ALSO Benefit for Peace
October 27, 2018
Twenty years of ALSO. A chance to celebrate the past, look to the future and acknowledge the continuing importance of “Safe Homes, Safe Streets” - and all of our violence prevention work in local communities and across the nation.
More than 100 friends of ALSO attended the Benefit for Peace Gala on Saturday night, October 27 at the Humboldt Park Field House in Chicago.
Lori Crowder, Executive Director of ALSO, reflected on the larger context of violence that is affecting the country. “We saw what happened today in Pittsburgh,” she said, referring to the killing of 11 people at a synagogue on the morning of October 27. “We have to keep moving forward and envision a day when violence will end.”
ALSO has long been working to end violence in communities - and across the nation.

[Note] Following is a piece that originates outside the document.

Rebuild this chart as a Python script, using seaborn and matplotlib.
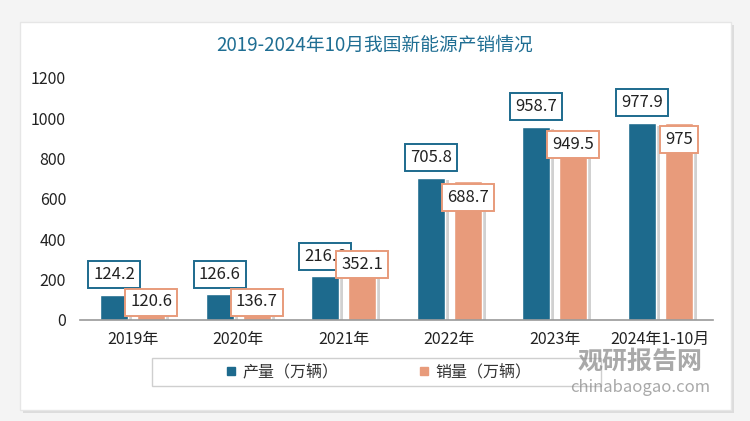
import pandas as pd
import matplotlib.pyplot as plt
import matplotlib.patheffects as pe
import seaborn as sns
from matplotlib.patches import FancyBboxPatch, Rectangle
from matplotlib.lines import Line2D

# Datos
years = ['2019年', '2020年', '2021年', '2022年', '2023年', '2024年1-10月']
produccion = [124.2, 126.6, 216.6, 705.8, 958.7, 977.9]
ventas = [120.6, 136.7, 352.1, 688.7, 949.5, 975]
series = ['产量（万辆）', '销量（万辆）']

azul = '#1d6a8d'
naranja = '#e89b7b'

df = pd.DataFrame({
    'year': years * 2,
    'value': produccion + ventas,
    'tipo': [series[0]] * len(years) + [series[1]] * len(years),
})

sns.set_theme(style='white')
plt.rcParams['font.family'] = ['Noto Sans CJK SC', 'DejaVu Sans']

fig = plt.figure(figsize=(7.5, 4.21), dpi=100)
fig.patch.set_facecolor('#f4f4f4')

# Tarjeta blanca de fondo
card = FancyBboxPatch((20 / 750, 1 - 410 / 421), 711 / 750, 388 / 421,
                      boxstyle='square,pad=0', transform=fig.transFigure,
                      facecolor='white', edgecolor='#e6e6e6', lw=1, zorder=-10,
                      path_effects=[pe.withSimplePatchShadow(offset=(2, -2), shadow_rgbFace='#cccccc', alpha=0.6)])
fig.patches.append(card)

ax_h = 242  # alto del eje en píxeles
ax = fig.add_axes([80 / 750, 1 - 320 / 421, 633 / 750, ax_h / 421])
ax.set_facecolor('none')

sns.barplot(data=df, x='year', y='value', hue='tipo', palette=[azul, naranja],
            width=0.7, gap=0.24, ax=ax, legend=False, saturation=1)

sombra = [pe.withSimplePatchShadow(offset=(3, -2), shadow_rgbFace='#999999', alpha=0.45)]
for bar in ax.patches:
    bar.set_path_effects(sombra)

ax.set_ylim(0, 1200)
ax.set_yticks(range(0, 1201, 200))
ax.set_xlim(-0.5, len(years) - 0.5)
ax.set_xlabel('')
ax.set_ylabel('')
ax.tick_params(axis='both', labelsize=11.5, colors='#222222', length=0)
ax.tick_params(axis='x', pad=8)
ax.tick_params(axis='y', pad=10)
for s in ['top', 'right', 'left']:
    ax.spines[s].set_visible(False)
ax.spines['bottom'].set_color('#999999')
ax.spines['bottom'].set_linewidth(1.2)

# Etiquetas de datos
for i, cont in enumerate(ax.containers):
    color = azul if i == 0 else naranja
    for bar, val in zip(cont, produccion if i == 0 else ventas):
        xc = bar.get_x() + bar.get_width() / 2
        top = bar.get_height()
        if i == 0:
            off = 20
        else:
            # dentro de la barra, sin bajar del eje
            off = -min(16, top * ax_h / 1200 - 18)
        ax.annotate(f'{val:g}', (xc, top), xytext=(0, off), textcoords='offset pixels',
                    ha='center', va='center', fontsize=12, color='#222222', zorder=5 + i,
                    bbox=dict(boxstyle='square,pad=0.3', facecolor='white', edgecolor=color, lw=1.4))

# Título
fig.text(0.5, 1 - 45 / 421, '2019-2024年10月我国新能源产销情况', ha='center', va='center',
         fontsize=13.5, color='#1f6e93')

# Leyenda
leg_box = Rectangle((152 / 750, 1 - 386 / 421), 449 / 750, 28 / 421, transform=fig.transFigure,
                    facecolor='white', edgecolor='#cfcfcf', lw=1, zorder=-5)
fig.patches.append(leg_box)
handles = [Line2D([], [], marker='s', linestyle='none', markersize=6, color=c) for c in [azul, naranja]]
fig.legend(handles, series, loc='center', bbox_to_anchor=(378 / 750, 1 - 372 / 421), ncol=2,
           frameon=False, fontsize=11.5, handlelength=0.8, handletextpad=0.3, columnspacing=5.0,
           labelcolor='#333333')

# Marca de agua
fig.text(640 / 750, 1 - 362 / 421, '观研报告网', ha='center', va='center', fontsize=18,
         fontweight='bold', color='#8c8c8c', alpha=0.75)
fig.text(640 / 750, 1 - 387 / 421, 'chinabaogao.com', ha='center', va='center', fontsize=12,
         color='#8c8c8c', alpha=0.75)

fig.savefig('out.png', dpi=100, facecolor=fig.get_facecolor())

Bruce Ray, Secretary of ALSO’s Board of Directors and longtime pastor of the Kimball Avenue United Church of Christ, related how the roots of ALSO actually date further back than 20 years, when the Chicago Community Trust funded community-based efforts in Logan Square in 1993 to create a comprehensive plan for children, youth and families.

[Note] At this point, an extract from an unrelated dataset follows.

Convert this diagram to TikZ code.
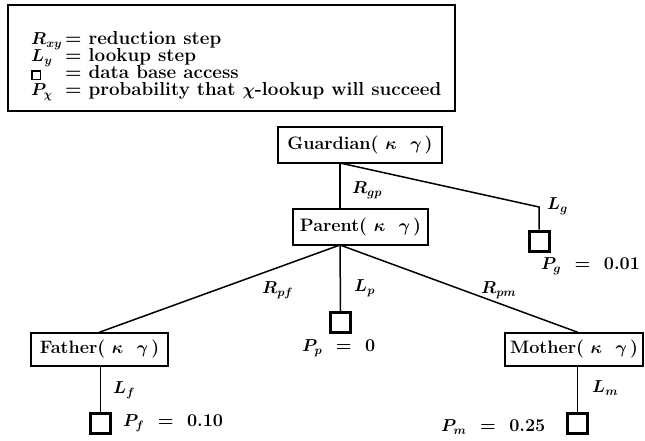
\documentclass[tikz,border=0pt]{standalone}
\begin{document}
\begin{tikzpicture}[x=1pt,y=-1pt,
  box/.style={draw, line width=1.6pt, minimum height=34pt, inner sep=0pt, font=\fontsize{18}{20}\selectfont\bfseries\boldmath},
  db/.style={draw, line width=3pt, minimum size=20pt, inner sep=0pt},
  conn/.style={line width=1.5pt},
  lbl/.style={font=\fontsize{18}{20}\selectfont\bfseries\boldmath, inner sep=0pt, anchor=west},
  legtxt/.style={font={\fontsize{18.8}{17}\selectfont\bfseries\boldmath\lineskiplimit=-40pt}, inner sep=0pt, anchor=west, align=left},
]
\useasboundingbox (0,0) rectangle (645,441);
% legend
\node[draw, line width=1.6pt, minimum width=447pt, minimum height=106pt, inner sep=0pt] (legend) at (231.5,58) {};
\node[legtxt] (legtext) at (31,66) {%
\makebox[34pt][l]{$R_{xy}$}=\ reduction step\\
\makebox[34pt][l]{$L_{y}$}=\ lookup step\\
\makebox[34pt][l]{\fboxrule=1.3pt\fboxsep=0pt\fbox{\phantom{\rule{7pt}{7pt}}}}=\ data base access\\
\makebox[34pt][l]{$P_{\chi}$}=\ probability that $\chi$-lookup will succeed};
% boxes
\node[box, minimum width=164pt, minimum height=36pt] (G) at (360,145) {Guardian( $\kappa$\ \ $\gamma$\,)};
\node[box, minimum width=135pt, minimum height=36pt] (P) at (360.5,227) {Parent( $\kappa$\ \ $\gamma$\,)};
\node[box, minimum width=137pt, minimum height=33pt] (F) at (99.5,349.5) {Father( $\kappa$\ \ $\gamma$\,)};
\node[box, minimum width=138pt, minimum height=33pt] (M) at (574,349.5) {Mother( $\kappa$\ \ $\gamma$\,)};
% data base squares
\node[db] (SG) at (539,241) {};
\node[db] (SP) at (340.5,322.5) {};
\node[db] (SF) at (100.5,423.5) {};
\node[db] (SM) at (577.5,423.5) {};
% junctions
\coordinate (gj) at (340,163);
\coordinate (gk) at (539,207);
\coordinate (pj) at (340,245);
% connectors
\draw[conn] (gj) -- (gj |- P.north);
\draw[conn] (gj) -- (gk) -- (SG.north);
\draw[conn] (pj) -- (F.north);
\draw[conn] (pj) -- (SP.north);
\draw[conn] (pj) -- (M.north -| SM.north);
\draw[conn] (F.south -| SF.north) -- (SF.north);
\draw[conn] (M.south -| SM.north) -- (SM.north);
% labels
\node[lbl] (rgp) at (352,190) {$R_{gp}$};
\node[lbl] (lg) at (547,206) {$L_{g}$};
\node[lbl] (pg) at (541,266) {$P_{g}$\ \ =\ \ 0.01};
\node[lbl] (rpf) at (262,290) {$R_{pf}$};
\node[lbl] (lp) at (354,288) {$L_{p}$};
\node[lbl] (rpm) at (481,290) {$R_{pm}$};
\node[lbl] (pp) at (302,348) {$P_{p}$\ \ =\ \ 0};
\node[lbl] (lf) at (113,390) {$L_{f}$};
\node[lbl] (pf) at (123,423) {$P_{f}$\ \ =\ \ 0.10};
\node[lbl] (lm) at (592,388) {$L_{m}$};
\node[lbl] (pm) at (441,427) {$P_{m}$\ \ =\ \ 0.25};
\end{tikzpicture}
\end{document}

Soon after that, he added, those who were involved with ALSO realized that, more and more, “violence was a barrier in our communities.” It has been the focus on ALSO’s work every since.
Now, ALSO reaches multiple communities in Chicago and every state and territory in the U.S.

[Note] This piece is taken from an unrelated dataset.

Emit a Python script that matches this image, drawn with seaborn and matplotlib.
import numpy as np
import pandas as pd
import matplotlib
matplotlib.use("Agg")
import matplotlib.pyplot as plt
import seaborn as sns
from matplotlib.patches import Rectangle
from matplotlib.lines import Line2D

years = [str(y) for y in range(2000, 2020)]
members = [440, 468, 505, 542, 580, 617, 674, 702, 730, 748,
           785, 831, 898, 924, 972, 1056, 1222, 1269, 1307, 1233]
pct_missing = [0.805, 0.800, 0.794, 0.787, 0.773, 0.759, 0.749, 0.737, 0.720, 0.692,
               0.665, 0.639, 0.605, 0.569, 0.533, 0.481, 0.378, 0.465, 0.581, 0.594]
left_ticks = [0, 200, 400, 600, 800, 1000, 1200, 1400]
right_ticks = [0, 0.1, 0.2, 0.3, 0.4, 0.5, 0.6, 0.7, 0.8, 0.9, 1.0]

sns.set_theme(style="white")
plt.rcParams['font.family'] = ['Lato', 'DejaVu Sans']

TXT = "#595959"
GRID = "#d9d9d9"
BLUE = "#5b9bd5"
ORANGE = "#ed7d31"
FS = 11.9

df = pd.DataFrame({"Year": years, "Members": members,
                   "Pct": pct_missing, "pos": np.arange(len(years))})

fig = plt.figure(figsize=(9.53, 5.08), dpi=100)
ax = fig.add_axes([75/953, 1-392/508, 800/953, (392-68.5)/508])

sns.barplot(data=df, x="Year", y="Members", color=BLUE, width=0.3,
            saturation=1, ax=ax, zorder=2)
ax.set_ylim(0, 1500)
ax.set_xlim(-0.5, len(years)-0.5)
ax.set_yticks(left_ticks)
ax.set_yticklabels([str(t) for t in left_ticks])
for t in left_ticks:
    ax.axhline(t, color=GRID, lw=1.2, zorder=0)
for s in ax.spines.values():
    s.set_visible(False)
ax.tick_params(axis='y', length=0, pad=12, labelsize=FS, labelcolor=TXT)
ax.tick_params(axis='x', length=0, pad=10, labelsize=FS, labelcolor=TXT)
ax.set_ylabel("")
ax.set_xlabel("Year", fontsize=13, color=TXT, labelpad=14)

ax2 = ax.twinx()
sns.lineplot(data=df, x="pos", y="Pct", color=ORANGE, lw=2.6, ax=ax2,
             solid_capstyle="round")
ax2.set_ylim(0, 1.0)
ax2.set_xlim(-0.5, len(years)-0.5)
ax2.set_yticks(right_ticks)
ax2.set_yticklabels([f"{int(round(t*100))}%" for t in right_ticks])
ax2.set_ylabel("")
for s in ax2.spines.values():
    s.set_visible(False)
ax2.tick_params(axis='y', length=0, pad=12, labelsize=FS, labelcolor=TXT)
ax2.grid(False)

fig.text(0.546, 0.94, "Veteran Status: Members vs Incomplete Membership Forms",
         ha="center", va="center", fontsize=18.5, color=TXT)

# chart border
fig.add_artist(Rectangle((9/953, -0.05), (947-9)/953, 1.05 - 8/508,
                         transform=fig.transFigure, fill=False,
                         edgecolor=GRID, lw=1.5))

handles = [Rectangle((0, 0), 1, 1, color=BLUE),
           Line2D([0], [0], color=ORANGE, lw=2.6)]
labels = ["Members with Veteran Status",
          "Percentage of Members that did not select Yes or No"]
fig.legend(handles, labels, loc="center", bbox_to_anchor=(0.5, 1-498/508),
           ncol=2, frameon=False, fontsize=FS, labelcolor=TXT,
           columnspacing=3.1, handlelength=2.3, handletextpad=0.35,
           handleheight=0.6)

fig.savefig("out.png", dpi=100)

Sandi Byrd, Vice President of ALSO’s board, praised the organization’s work and pointed to a future that has been shaped by a strategic plan. The plan, which was completed last year, focuses on youth engagement, gun violence reduction, gender-based violence and policy.
That work is rooted in programs that connects people and communities. Tara Campbell, Program Coordinator at ALSO, shared how the organization is rebuilding trust and reaching out to youth, working with people who want to have their records expunged or sealed so they can move ahead with their lives, and serving grantees that are trying to improve the quality of services that address domestic violence and sexual assault.
Jorge Matos, Associate Director of Violence Prevention Programs, told the crowd that he started at ALSO in 2006. More than a decade later, he said, the group’s focus is still on “sharing, teamwork and impacting people’s lives.”
The night also provided an opportunity to celebrate ALSO’s connection to the community and others working to prevent violence. “This night,” said Crowder, “is about being together with people who care about the same things we care about.” She added that one major reason why ALSO is strong is because of its partners. This year’s Community Ally Award was given to a partner - Vanessa DeReef of the Metropolitan Peace Academy, which provides training for outreach workers. Dereef - who was described by Matos as a “bulldozer of love” - said outreach workers “are the boots on the ground, and they need to be lifted.”
The night was also about looking to the future. Crowder said that in the coming months and years, ALSO will work to further integrate its programs, move ahead with its policy advocacy work and seek to open a sports academy for youth in the Humboldt Park area.